● **Exercise requirements**
Leaving out the pictures, retype the lines from the beginning of the listing through the line containing "const lucWidthBp = 119;".

# START OF Data segment

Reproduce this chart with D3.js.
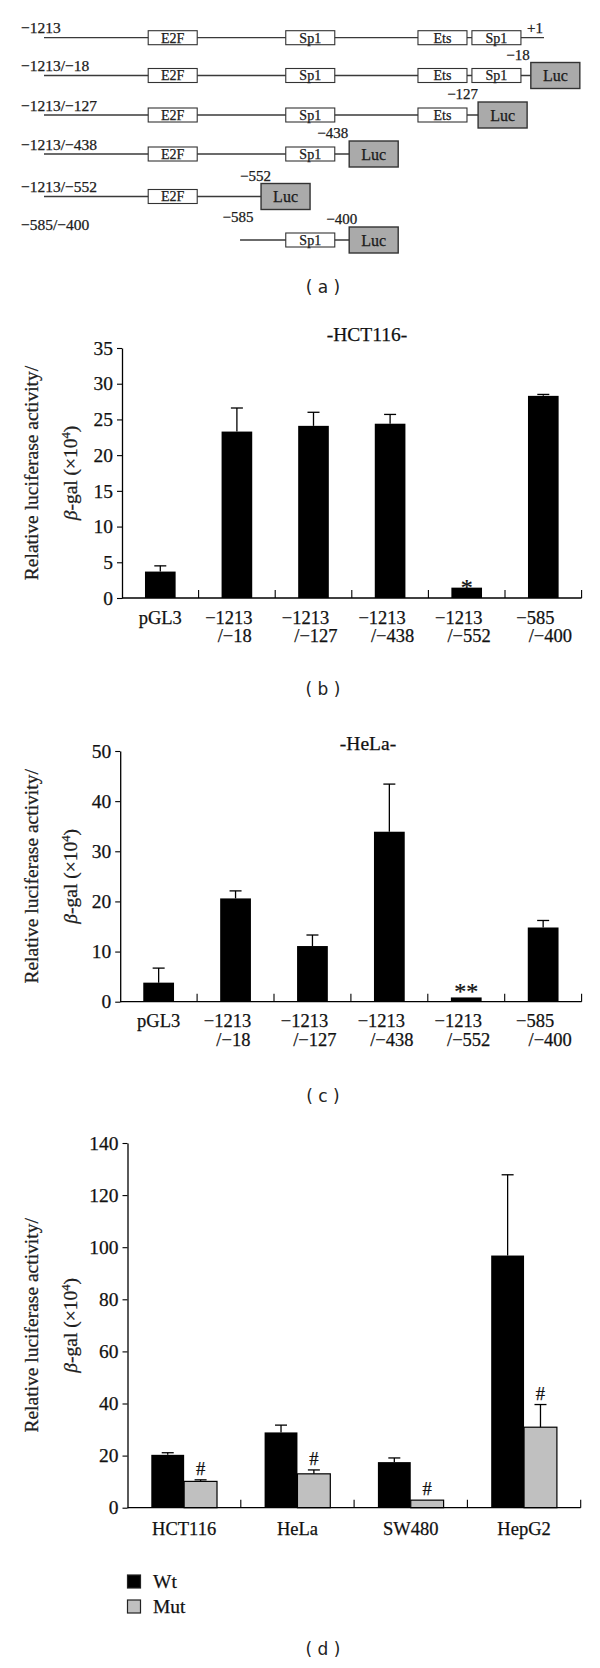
<!DOCTYPE html>
<html><head><meta charset="utf-8">
<script src="https://cdn.jsdelivr.net/npm/d3@7"></script>
<style>body{margin:0;background:#fff} svg{display:block} svg text{stroke:#111;stroke-width:0.25px}</style>
</head><body>
<svg id="fig" width="600" height="1668"></svg>
<script>
// ================= DATA =================
// (a) promoter schematic, positions in schematic bp units
const promoterStart = -1213, promoterEnd = 1;
const siteNames  = ["E2F", "Sp1", "Ets", "Sp1"];
const siteStarts = [-960, -626, -305, -174];
const siteEnds   = [-841, -507, -186, -55];
const constructLabels = ["−1213", "−1213/−18", "−1213/−127", "−1213/−438", "−1213/−552", "−585/−400"];
const constructFrom   = [-1213, -1213, -1213, -1213, -1213, -737];
const constructSites  = [[0,1,2,3], [0,1,2,3], [0,1,2], [0,1], [0], [1]];
const lucStarts       = [null, -31, -159, -472, -686, -472];
const cutLabels       = ["", "−18", "−127", "−438", "−552", "−400"];
const lucWidthBp = 119;

// (b), (c) deletion constructs
const catLine1 = ["pGL3", "−1213", "−1213", "−1213", "−1213", "−585"];
const catLine2 = ["", "/−18", "/−127", "/−438", "/−552", "/−400"];
const hctValues = [3.7, 23.3, 24.1, 24.4, 1.45, 28.3];
const hctErrors = [0.8, 3.3, 1.9, 1.3, 0, 0.2];
const hctMarks  = ["", "", "", "", "*", ""];
const helaValues = [3.8, 20.6, 11.1, 33.9, 0.85, 14.8];
const helaErrors = [2.9, 1.5, 2.2, 9.5, 0, 1.4];
const helaMarks  = ["", "", "", "", "**", ""];

// (d) Wt vs Mut
const cellLines = ["HCT116", "HeLa", "SW480", "HepG2"];
const seriesNames = ["Wt", "Mut"];
const wtValues  = [20.3, 28.9, 17.5, 96.8];
const wtErrors  = [0.8, 2.8, 1.6, 31.0];
const mutValues = [10.1, 13.0, 2.9, 30.9];
const mutErrors = [0.6, 1.5, 0, 8.7];
const mutMarks  = ["#", "#", "#", "#"];

// ================= STYLE / LAYOUT =================
const SERIF = "'Liberation Serif','Times New Roman',serif";
const SANS = "'DejaVu Sans',Verdana,sans-serif";
const svg = d3.select("#fig");

// ---------- Panel (a) ----------
const xs = d3.scaleLinear().domain([promoterStart, promoterEnd]).range([44, 544]);
const rowY = d3.scaleLinear().domain([0,1,2,3,4,5]).range([37.7, 75.5, 115, 154, 196.5, 240]);
const cutDx = [0, -1, 0, -1, 10, 8];
const gA = svg.append("g");
constructLabels.forEach((lab, i) => {
  const y = rowY(i);
  const endBp = lucStarts[i] === null ? promoterEnd : lucStarts[i];
  gA.append("line").attr("x1", xs(constructFrom[i])).attr("x2", xs(endBp))
    .attr("y1", y).attr("y2", y).attr("stroke", "#3a3a3a").attr("stroke-width", 1.3);
  constructSites[i].forEach(k => {
    const x0 = xs(siteStarts[k]), x1 = xs(siteEnds[k]);
    gA.append("rect").attr("x", x0).attr("y", y - 7).attr("width", x1 - x0).attr("height", 14)
      .attr("fill", "#fff").attr("stroke", "#333").attr("stroke-width", 1.1);
    gA.append("text").attr("x", (x0 + x1) / 2).attr("y", y + 4.8).attr("text-anchor", "middle")
      .attr("font-family", SERIF).attr("font-size", 14).attr("fill", "#222").text(siteNames[k]);
  });
  if (lucStarts[i] !== null) {
    const lx = xs(lucStarts[i]), lw = xs(lucStarts[i] + lucWidthBp) - lx;
    gA.append("rect").attr("x", lx).attr("y", y - 13).attr("width", lw).attr("height", 26)
      .attr("fill", "#aaaaaa").attr("stroke", "#333").attr("stroke-width", 1.4);
    gA.append("text").attr("x", lx + lw / 2).attr("y", y + 5.5).attr("text-anchor", "middle")
      .attr("font-family", SERIF).attr("font-size", 16).attr("fill", "#222").text("Luc");
    gA.append("text").attr("x", lx + cutDx[i]).attr("y", y - 16).attr("text-anchor", "end")
      .attr("font-family", SERIF).attr("font-size", 15).attr("fill", "#222").text(cutLabels[i]);
  }
  gA.append("text").attr("x", 21).attr("y", i === 5 ? y - 10 : y - 4.5)
    .attr("font-family", SERIF).attr("font-size", 15.5).attr("fill", "#222").text(lab);
});
gA.append("text").attr("x", xs(promoterEnd) - 1).attr("y", rowY(0) - 4.5).attr("text-anchor", "end")
  .attr("font-family", SERIF).attr("font-size", 15).attr("fill", "#222").text("+1");
gA.append("text").attr("x", xs(constructFrom[5]) - 2).attr("y", rowY(5) - 18.5).attr("text-anchor", "middle")
  .attr("font-family", SERIF).attr("font-size", 15).attr("fill", "#222").text("−585");

// ---------- helpers ----------
function panelLabel(letter, y) {
  svg.append("text").attr("x", 323).attr("y", y).attr("text-anchor", "middle")
    .attr("font-family", SANS).attr("font-size", 17).attr("fill", "#222").style("stroke-width", 0)
    .attr("xml:space", "preserve").text("( " + letter + " )");
}
function yLabel(cy) {
  svg.append("text").attr("transform", `translate(38,${cy}) rotate(-90)`).attr("text-anchor", "middle")
    .attr("font-family", SERIF).attr("font-size", 19.5).attr("fill", "#222").text("Relative luciferase activity/");
  const t2 = svg.append("text").attr("transform", `translate(77,${cy}) rotate(-90)`).attr("text-anchor", "middle")
    .attr("font-family", SERIF).attr("font-size", 19.5).attr("fill", "#222");
  t2.append("tspan").attr("font-style", "italic").text("β");
  t2.append("tspan").text("-gal (×10");
  t2.append("tspan").attr("dy", -7).attr("font-size", 12.5).text("4");
  t2.append("tspan").attr("dy", 7).text(")");
}
function yAxis(g, y, left, yMax, step) {
  const ax = g.append("g").attr("transform", `translate(${left},0)`)
    .call(d3.axisLeft(y).tickValues(d3.range(0, yMax + 0.001, step)).tickSize(5).tickSizeOuter(0).tickPadding(4));
  ax.select(".domain").attr("stroke", "#000").attr("stroke-width", 1.3);
  ax.selectAll(".tick line").attr("stroke", "#000").attr("stroke-width", 1.1);
  ax.selectAll(".tick text").attr("font-family", SERIF).attr("font-size", 19.5).attr("fill", "#111");
}
function xAxisLine(g, left, right, bottom, n) {
  g.append("line").attr("x1", left).attr("x2", right).attr("y1", bottom).attr("y2", bottom)
    .attr("stroke", "#000").attr("stroke-width", 1.3);
  const stepW = (right - left) / n;
  d3.range(1, n + 1).forEach(i => {
    g.append("line").attr("x1", left + i * stepW).attr("x2", left + i * stepW)
      .attr("y1", bottom).attr("y2", bottom - 8).attr("stroke", "#000").attr("stroke-width", 1.1);
  });
}
function errBar(g, cx, yTop, yErr, cap) {
  if (Math.abs(yTop - yErr) < 0.5) return;
  g.append("line").attr("x1", cx).attr("x2", cx).attr("y1", yTop).attr("y2", yErr).attr("stroke", "#000").attr("stroke-width", 1.3);
  g.append("line").attr("x1", cx - cap / 2).attr("x2", cx + cap / 2).attr("y1", yErr).attr("y2", yErr).attr("stroke", "#000").attr("stroke-width", 1.3);
}

// ---------- Panels (b), (c) ----------
function deletionPanel(cfg) {
  const g = svg.append("g");
  const x = d3.scaleBand().domain(d3.range(catLine1.length)).range([cfg.left, cfg.right])
    .paddingInner(0.6).paddingOuter(0.3);
  const y = d3.scaleLinear().domain([0, cfg.yMax]).range([cfg.bottom, cfg.top]);
  g.selectAll("rect.bar").data(cfg.values).join("rect").attr("class", "bar")
    .attr("x", (d, i) => x(i)).attr("width", x.bandwidth())
    .attr("y", d => y(d)).attr("height", d => y(0) - y(d)).attr("fill", "#000");
  cfg.values.forEach((v, i) => errBar(g, x(i) + x.bandwidth() / 2, y(v), y(v + cfg.errors[i]), 12));
  cfg.marks.forEach((m, i) => {
    if (!m) return;
    g.append("text").attr("x", x(i) + x.bandwidth() / 2).attr("y", y(cfg.values[i] + cfg.errors[i]) + cfg.markDy)
      .attr("text-anchor", "middle").attr("font-family", SERIF).attr("font-size", 24).attr("fill", "#111").text(m);
  });
  yAxis(g, y, cfg.left, cfg.yMax, cfg.step);
  xAxisLine(g, cfg.left, cfg.right, cfg.bottom, catLine1.length);
  const step = x.step();
  catLine1.forEach((l1, i) => {
    const c = cfg.left + step * (i + 0.5);
    if (!catLine2[i]) {
      g.append("text").attr("x", c).attr("y", cfg.bottom + 25.5).attr("text-anchor", "middle")
        .attr("font-family", SERIF).attr("font-size", 18.5).attr("fill", "#111").text(l1);
    } else {
      const t1 = g.append("text").attr("x", c - 8).attr("y", cfg.bottom + 25.5).attr("text-anchor", "middle")
        .attr("font-family", SERIF).attr("font-size", 18.5).attr("fill", "#111").text(l1);
      const w1 = t1.node().getComputedTextLength();
      g.append("text").attr("x", c - 8 - w1 / 2 + 12.5).attr("y", cfg.bottom + 44)
        .attr("font-family", SERIF).attr("font-size", 18.5).attr("fill", "#111").text(catLine2[i]);
    }
  });
  g.append("text").attr("x", cfg.titleX).attr("y", cfg.titleY).attr("text-anchor", "middle")
    .attr("font-family", SERIF).attr("font-size", 19.5).attr("fill", "#111").text(cfg.title);
  yLabel((cfg.top + cfg.bottom) / 2);
}

deletionPanel({ values: hctValues, errors: hctErrors, marks: hctMarks, yMax: 35, step: 5,
  left: 122, right: 581.6, top: 348, bottom: 598, title: "-HCT116-", titleX: 367, titleY: 341, markDy: 7 });
panelLabel("b", 695);

deletionPanel({ values: helaValues, errors: helaErrors, marks: helaMarks, yMax: 50, step: 10,
  left: 120.2, right: 581.6, top: 751, bottom: 1001.7, title: "-HeLa-", titleX: 368, titleY: 749.5, markDy: 2 });
panelLabel("c", 1102);
panelLabel("a", 292.5);

// ---------- Panel (d) ----------
(function () {
  const left = 127.5, right = 580.7, top = 1143, bottom = 1507.7, yMax = 140;
  const g = svg.append("g");
  const x0 = d3.scaleBand().domain(cellLines).range([left, right]).paddingInner(0.42).paddingOuter(0.21);
  const x1 = d3.scaleBand().domain(seriesNames).range([0, x0.bandwidth()]).padding(0);
  const y = d3.scaleLinear().domain([0, yMax]).range([bottom, top]);
  const color = d3.scaleOrdinal().domain(seriesNames).range(["#000", "#c0c0c0"]);
  const rows = cellLines.map((c, i) => ({ c, Wt: [wtValues[i], wtErrors[i]], Mut: [mutValues[i], mutErrors[i]], mark: mutMarks[i] }));
  rows.forEach(r => {
    seriesNames.forEach(s => {
      const [v, e] = r[s];
      const bx = x0(r.c) + x1(s);
      g.append("rect").attr("x", bx).attr("width", x1.bandwidth()).attr("y", y(v)).attr("height", y(0) - y(v))
        .attr("fill", color(s)).attr("stroke", "#000").attr("stroke-width", s === "Mut" ? 1.2 : 0);
      errBar(g, bx + x1.bandwidth() / 2, y(v), y(v + e), 12);
    });
    const [mv, me] = r.Mut;
    g.append("text").attr("x", x0(r.c) + x1("Mut") + x1.bandwidth() / 2).attr("y", y(mv + me) - 5)
      .attr("text-anchor", "middle").attr("font-family", SERIF).attr("font-size", 18.5).attr("fill", "#111").text(r.mark);
  });
  yAxis(g, y, left, yMax, 20);
  xAxisLine(g, left, right, bottom, cellLines.length);
  cellLines.forEach(c => {
    g.append("text").attr("x", x0(c) + x0.bandwidth() / 2).attr("y", bottom + 27).attr("text-anchor", "middle")
      .attr("font-family", SERIF).attr("font-size", 18.5).attr("fill", "#111").text(c);
  });
  yLabel((top + bottom) / 2);
  // legend
  const lg = svg.append("g");
  seriesNames.forEach((s, i) => {
    lg.append("rect").attr("x", 127.5).attr("y", 1575 + i * 25).attr("width", 13).attr("height", 13)
      .attr("fill", color(s)).attr("stroke", "#222").attr("stroke-width", 1.2);
    lg.append("text").attr("x", 153).attr("y", 1588 + i * 25).attr("font-family", SERIF)
      .attr("font-size", 19.5).attr("fill", "#111").text(s);
  });
})();
panelLabel("d", 1655);
</script>
</body></html>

# END OF Data segment

● **Exercise output**
Reproduce this chart with D3.js.
<!DOCTYPE html>
<html><head><meta charset="utf-8">
<script src="https://cdn.jsdelivr.net/npm/d3@7"></script>
<style>body{margin:0;background:#fff} svg{display:block} svg text{stroke:#111;stroke-width:0.25px}</style>
</head><body>
<svg id="fig" width="600" height="1668"></svg>
<script>
// ================= DATA =================
// (a) promoter schematic, positions in schematic bp units
const promoterStart = -1213, promoterEnd = 1;
const siteNames  = ["E2F", "Sp1", "Ets", "Sp1"];
const siteStarts = [-960, -626, -305, -174];
const siteEnds   = [-841, -507, -186, -55];
const constructLabels = ["−1213", "−1213/−18", "−1213/−127", "−1213/−438", "−1213/−552", "−585/−400"];
const constructFrom   = [-1213, -1213, -1213, -1213, -1213, -737];
const constructSites  = [[0,1,2,3], [0,1,2,3], [0,1,2], [0,1], [0], [1]];
const lucStarts       = [null, -31, -159, -472, -686, -472];
const cutLabels       = ["", "−18", "−127", "−438", "−552", "−400"];
const lucWidthBp = 119;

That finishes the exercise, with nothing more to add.